# start of SUPPLIED RECORDS

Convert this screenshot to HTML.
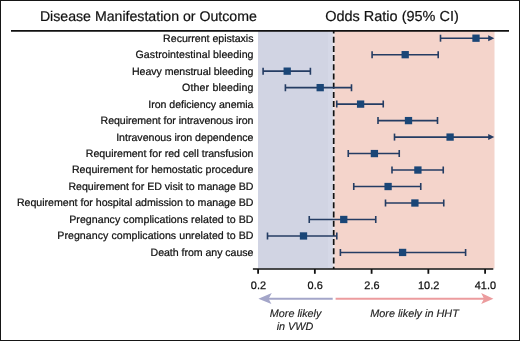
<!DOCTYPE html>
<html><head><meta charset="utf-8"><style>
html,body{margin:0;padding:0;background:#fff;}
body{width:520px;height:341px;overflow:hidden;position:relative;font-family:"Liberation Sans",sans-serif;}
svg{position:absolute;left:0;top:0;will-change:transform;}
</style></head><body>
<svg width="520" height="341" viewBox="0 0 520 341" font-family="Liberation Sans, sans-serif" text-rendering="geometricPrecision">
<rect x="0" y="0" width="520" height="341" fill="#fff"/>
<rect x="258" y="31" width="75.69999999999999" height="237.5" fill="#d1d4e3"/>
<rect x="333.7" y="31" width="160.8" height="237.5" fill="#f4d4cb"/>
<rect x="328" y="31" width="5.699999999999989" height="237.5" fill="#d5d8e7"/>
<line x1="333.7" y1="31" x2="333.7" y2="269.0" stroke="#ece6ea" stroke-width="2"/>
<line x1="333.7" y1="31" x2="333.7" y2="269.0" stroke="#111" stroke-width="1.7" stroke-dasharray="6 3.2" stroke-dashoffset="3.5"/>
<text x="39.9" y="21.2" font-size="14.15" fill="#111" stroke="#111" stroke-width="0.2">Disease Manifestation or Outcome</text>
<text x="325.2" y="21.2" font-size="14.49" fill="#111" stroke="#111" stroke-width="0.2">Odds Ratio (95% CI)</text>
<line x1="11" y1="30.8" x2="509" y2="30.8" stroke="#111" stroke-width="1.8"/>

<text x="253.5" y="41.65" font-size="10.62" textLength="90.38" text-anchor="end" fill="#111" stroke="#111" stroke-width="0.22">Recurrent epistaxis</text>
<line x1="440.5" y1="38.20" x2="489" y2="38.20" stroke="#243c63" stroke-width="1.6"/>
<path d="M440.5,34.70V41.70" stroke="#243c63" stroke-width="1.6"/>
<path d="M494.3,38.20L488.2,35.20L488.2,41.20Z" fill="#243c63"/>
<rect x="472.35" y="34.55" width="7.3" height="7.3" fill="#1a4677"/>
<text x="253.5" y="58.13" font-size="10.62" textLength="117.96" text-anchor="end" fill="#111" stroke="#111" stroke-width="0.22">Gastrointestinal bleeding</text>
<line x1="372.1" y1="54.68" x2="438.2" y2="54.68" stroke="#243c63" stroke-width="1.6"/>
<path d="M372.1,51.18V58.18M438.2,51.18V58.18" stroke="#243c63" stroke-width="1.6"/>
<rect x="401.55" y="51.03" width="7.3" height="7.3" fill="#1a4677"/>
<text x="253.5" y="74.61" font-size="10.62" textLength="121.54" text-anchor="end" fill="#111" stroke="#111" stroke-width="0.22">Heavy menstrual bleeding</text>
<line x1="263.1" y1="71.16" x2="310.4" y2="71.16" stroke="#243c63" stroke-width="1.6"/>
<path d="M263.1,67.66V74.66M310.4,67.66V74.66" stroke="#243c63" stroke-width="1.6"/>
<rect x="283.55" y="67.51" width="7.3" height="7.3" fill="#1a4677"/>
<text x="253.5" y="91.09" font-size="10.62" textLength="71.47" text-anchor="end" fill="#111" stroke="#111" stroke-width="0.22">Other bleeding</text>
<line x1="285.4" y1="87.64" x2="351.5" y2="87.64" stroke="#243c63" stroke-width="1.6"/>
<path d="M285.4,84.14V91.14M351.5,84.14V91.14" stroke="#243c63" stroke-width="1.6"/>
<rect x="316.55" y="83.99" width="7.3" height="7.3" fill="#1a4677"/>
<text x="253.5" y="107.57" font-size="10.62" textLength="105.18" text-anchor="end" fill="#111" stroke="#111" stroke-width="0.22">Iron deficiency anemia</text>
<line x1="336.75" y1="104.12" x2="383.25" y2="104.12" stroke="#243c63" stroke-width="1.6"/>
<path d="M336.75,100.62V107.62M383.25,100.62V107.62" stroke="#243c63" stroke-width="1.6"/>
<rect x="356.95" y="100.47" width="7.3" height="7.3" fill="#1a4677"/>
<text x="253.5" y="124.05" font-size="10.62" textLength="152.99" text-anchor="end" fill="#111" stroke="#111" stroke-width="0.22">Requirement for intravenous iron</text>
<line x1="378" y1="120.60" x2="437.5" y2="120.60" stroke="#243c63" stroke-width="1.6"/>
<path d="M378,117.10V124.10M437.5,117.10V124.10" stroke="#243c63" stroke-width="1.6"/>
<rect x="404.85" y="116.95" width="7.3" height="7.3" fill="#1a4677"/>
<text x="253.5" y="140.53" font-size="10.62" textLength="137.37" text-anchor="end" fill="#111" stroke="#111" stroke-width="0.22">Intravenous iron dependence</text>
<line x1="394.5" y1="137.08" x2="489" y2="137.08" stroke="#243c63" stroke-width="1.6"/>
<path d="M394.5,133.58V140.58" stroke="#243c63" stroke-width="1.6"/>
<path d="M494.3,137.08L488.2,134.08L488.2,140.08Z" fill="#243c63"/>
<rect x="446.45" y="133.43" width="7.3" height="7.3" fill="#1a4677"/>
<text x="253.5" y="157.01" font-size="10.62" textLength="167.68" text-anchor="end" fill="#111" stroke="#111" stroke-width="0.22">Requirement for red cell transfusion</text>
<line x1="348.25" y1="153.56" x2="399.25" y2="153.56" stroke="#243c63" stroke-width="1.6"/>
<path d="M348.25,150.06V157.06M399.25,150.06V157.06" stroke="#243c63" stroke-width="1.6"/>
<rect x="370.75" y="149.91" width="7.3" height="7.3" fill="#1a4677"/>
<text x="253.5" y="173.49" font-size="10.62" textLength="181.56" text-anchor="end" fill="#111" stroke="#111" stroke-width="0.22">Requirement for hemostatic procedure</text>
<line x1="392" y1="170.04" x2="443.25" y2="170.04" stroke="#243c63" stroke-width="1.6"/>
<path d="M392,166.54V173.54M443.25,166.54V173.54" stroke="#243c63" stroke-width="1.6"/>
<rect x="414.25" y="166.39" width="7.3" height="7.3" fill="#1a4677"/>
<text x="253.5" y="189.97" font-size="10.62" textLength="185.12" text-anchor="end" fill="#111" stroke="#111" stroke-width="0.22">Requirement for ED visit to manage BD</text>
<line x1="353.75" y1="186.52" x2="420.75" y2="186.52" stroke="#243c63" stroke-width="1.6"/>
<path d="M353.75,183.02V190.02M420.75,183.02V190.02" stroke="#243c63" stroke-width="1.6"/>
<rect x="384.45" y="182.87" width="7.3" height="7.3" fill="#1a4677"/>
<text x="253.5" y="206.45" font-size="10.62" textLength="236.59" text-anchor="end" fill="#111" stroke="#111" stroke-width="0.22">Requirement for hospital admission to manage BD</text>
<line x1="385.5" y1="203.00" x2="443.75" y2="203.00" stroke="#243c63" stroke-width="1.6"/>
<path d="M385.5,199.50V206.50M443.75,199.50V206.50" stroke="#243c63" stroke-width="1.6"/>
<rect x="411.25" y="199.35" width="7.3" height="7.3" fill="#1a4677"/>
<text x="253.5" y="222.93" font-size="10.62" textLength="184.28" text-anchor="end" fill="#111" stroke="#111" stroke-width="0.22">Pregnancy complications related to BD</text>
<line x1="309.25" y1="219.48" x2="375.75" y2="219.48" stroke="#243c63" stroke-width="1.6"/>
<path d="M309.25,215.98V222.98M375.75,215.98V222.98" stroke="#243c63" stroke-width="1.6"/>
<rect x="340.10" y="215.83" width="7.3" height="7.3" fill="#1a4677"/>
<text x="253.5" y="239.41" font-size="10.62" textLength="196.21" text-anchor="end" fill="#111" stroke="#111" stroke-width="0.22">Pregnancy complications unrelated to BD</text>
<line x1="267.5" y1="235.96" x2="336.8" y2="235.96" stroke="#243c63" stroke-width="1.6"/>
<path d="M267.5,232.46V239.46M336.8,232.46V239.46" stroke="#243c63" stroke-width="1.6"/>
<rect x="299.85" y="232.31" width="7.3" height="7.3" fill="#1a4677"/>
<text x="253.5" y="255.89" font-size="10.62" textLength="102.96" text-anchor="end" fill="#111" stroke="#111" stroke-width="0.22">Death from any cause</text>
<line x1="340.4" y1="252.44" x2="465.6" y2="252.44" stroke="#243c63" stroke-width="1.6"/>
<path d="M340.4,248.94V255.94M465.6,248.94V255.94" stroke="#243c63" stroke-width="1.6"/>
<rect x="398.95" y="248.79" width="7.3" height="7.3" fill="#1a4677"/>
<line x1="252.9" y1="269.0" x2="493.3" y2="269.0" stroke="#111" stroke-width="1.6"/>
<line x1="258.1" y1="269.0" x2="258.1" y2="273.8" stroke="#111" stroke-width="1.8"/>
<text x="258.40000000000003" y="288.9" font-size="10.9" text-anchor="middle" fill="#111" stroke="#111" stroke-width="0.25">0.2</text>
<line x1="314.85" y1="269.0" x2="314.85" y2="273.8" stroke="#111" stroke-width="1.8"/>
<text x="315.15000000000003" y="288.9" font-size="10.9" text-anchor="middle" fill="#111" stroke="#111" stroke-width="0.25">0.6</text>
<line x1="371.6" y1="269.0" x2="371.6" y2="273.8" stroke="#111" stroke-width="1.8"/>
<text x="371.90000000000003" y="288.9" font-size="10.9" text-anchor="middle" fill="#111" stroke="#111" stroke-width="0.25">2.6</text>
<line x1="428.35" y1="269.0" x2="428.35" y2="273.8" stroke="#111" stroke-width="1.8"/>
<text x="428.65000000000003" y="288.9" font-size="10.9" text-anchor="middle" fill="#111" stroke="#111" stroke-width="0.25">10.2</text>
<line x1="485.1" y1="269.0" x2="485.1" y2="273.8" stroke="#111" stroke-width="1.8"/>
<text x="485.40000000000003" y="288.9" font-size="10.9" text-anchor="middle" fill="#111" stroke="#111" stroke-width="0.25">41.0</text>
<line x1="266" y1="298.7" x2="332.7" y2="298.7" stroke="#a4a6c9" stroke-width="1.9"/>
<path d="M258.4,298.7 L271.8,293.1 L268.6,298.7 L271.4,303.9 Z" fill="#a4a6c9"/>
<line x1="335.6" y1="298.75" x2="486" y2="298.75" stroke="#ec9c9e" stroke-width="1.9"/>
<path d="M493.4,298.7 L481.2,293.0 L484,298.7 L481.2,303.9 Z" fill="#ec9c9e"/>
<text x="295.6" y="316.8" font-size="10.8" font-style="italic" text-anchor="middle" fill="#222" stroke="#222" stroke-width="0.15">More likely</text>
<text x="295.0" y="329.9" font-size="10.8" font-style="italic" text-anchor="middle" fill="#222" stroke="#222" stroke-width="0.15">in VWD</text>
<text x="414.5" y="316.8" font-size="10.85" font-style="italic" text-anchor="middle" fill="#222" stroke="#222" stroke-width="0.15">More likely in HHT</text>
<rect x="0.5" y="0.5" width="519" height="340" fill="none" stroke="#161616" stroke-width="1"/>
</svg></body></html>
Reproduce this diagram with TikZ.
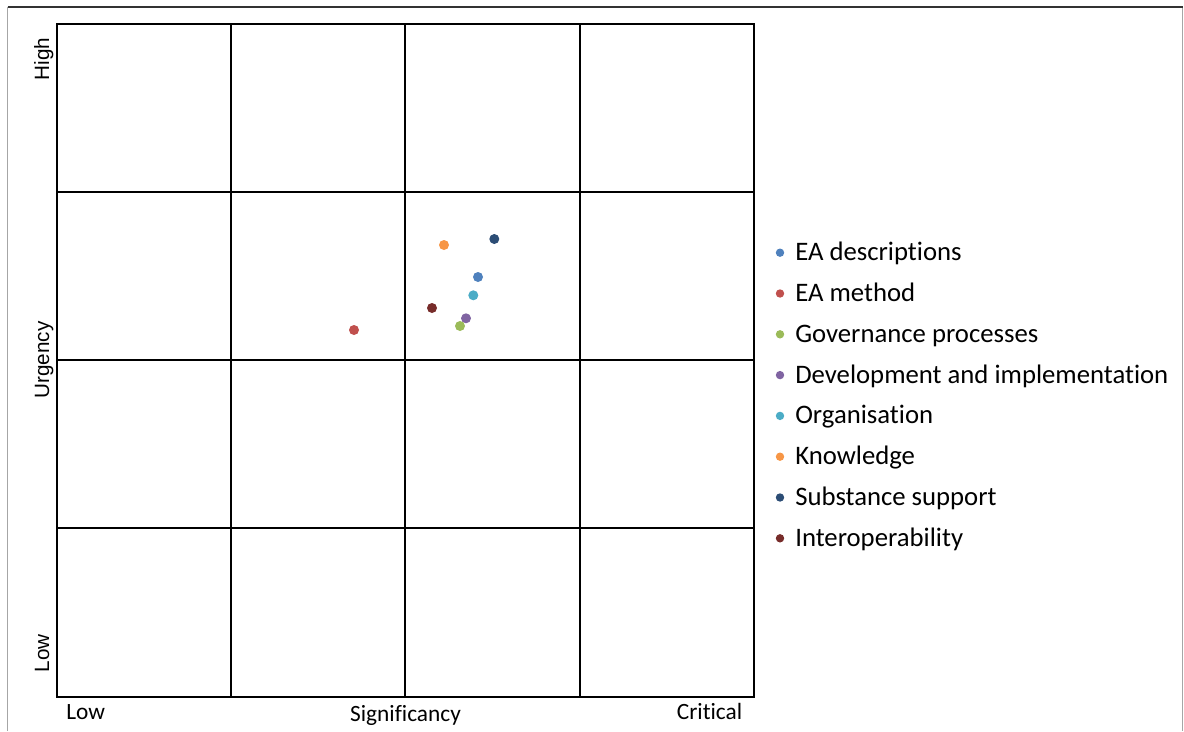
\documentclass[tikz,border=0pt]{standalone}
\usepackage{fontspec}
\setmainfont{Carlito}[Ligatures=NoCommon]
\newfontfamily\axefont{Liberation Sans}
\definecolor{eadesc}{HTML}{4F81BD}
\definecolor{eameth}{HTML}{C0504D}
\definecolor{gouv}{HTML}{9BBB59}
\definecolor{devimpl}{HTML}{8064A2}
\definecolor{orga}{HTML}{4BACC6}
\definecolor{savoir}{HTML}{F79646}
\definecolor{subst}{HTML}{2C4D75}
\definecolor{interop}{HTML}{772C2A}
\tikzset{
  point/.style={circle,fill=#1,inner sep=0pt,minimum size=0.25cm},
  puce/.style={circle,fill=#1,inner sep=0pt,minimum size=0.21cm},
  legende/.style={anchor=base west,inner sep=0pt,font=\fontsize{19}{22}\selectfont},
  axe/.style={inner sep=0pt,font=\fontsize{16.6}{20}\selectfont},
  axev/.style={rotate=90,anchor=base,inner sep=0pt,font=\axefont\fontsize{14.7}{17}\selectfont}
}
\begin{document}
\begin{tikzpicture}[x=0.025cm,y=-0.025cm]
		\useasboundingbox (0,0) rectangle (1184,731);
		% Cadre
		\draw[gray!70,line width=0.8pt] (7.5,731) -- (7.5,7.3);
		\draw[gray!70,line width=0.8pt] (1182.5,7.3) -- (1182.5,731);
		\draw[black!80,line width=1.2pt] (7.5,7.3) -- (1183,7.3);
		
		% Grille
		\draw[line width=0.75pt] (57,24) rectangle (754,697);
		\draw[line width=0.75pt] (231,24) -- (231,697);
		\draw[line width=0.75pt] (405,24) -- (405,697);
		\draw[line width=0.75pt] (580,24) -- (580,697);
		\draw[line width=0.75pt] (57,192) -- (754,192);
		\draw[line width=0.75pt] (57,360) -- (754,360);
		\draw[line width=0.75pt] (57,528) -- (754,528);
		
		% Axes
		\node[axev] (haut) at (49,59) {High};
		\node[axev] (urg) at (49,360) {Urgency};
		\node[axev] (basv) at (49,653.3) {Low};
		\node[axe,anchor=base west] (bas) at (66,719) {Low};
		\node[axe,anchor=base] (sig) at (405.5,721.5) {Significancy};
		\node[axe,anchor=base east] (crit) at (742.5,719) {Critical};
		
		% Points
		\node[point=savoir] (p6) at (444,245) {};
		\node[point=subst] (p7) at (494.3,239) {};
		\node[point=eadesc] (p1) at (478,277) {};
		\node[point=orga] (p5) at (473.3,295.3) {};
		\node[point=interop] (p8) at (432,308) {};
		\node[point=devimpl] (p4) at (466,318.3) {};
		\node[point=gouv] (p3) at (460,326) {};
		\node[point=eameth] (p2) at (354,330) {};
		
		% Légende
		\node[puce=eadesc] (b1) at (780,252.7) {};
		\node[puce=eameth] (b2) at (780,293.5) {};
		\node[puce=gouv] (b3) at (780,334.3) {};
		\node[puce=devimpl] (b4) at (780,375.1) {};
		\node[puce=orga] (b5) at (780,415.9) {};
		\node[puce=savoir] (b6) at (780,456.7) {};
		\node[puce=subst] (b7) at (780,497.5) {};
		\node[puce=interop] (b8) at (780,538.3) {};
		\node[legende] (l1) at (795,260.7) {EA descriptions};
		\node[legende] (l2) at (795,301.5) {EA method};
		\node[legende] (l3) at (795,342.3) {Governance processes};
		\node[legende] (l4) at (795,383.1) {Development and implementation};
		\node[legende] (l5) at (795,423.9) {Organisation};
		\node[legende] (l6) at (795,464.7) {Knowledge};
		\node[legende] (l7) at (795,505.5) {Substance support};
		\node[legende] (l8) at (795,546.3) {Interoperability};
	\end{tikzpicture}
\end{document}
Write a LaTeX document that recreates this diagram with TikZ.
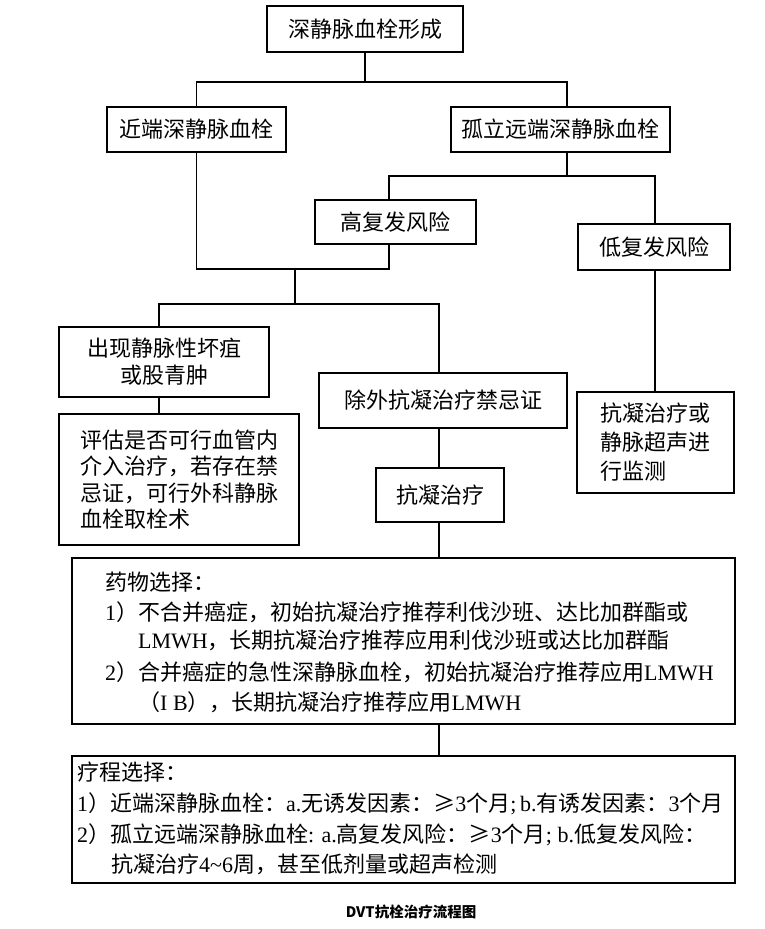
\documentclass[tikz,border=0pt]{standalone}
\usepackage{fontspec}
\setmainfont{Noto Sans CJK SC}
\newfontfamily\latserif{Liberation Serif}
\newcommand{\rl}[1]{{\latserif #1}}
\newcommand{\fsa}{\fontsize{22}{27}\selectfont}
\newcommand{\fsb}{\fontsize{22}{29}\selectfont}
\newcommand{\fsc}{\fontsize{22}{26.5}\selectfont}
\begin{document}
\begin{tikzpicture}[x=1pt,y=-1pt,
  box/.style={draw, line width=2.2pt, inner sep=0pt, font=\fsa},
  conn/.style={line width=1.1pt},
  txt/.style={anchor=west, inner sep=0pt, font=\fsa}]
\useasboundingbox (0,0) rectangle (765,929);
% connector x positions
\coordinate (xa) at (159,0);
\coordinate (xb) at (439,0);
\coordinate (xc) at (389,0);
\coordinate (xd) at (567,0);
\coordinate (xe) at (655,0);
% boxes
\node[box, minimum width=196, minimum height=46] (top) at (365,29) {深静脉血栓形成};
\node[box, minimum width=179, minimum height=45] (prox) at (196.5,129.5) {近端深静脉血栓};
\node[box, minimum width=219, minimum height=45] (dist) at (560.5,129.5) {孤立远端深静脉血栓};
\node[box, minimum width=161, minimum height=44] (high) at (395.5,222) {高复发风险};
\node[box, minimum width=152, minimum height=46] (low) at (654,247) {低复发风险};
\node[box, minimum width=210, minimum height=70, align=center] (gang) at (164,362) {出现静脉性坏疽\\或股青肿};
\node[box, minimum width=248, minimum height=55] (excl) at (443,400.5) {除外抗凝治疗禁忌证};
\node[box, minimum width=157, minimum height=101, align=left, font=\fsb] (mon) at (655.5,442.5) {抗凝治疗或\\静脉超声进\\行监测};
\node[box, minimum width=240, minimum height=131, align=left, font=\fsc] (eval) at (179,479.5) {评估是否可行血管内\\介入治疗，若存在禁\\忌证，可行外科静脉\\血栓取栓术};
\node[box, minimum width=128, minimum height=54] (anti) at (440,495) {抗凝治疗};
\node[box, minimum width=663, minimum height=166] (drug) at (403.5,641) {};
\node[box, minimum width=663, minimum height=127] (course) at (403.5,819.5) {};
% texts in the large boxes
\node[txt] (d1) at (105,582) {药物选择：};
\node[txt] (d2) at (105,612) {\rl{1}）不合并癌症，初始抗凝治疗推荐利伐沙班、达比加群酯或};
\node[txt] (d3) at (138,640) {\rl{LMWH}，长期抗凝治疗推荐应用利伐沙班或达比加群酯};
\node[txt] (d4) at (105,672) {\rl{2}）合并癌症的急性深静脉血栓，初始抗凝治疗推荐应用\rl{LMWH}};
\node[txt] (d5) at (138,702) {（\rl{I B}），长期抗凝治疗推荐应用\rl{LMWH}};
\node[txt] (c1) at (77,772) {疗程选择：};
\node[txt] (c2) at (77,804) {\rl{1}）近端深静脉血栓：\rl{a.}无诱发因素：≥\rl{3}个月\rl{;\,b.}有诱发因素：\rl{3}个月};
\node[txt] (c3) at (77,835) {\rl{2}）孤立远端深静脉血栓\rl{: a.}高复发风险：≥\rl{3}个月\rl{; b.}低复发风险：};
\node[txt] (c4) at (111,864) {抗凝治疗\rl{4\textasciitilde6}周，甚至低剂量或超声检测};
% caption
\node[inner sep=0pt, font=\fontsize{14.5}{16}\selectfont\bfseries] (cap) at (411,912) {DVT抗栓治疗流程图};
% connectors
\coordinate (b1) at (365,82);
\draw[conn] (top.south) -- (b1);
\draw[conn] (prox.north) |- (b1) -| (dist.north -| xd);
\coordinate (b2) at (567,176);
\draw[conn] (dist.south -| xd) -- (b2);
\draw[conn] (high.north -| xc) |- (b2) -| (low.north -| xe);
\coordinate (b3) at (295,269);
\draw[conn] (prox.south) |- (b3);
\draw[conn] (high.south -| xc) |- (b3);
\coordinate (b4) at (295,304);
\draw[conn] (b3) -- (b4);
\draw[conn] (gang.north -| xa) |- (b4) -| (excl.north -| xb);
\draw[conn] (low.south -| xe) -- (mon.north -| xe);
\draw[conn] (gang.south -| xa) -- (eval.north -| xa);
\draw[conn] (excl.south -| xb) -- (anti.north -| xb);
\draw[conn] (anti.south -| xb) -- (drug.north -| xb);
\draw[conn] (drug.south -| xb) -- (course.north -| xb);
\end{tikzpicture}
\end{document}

# end of SUPPLIED RECORDS

> EXERCISE GOAL: Review the material and copy each line in which the word "with" appears.

> SOLUTION FOR THIS EXERCISE:
Reproduce this diagram with TikZ.
Write a LaTeX document that recreates this diagram with TikZ.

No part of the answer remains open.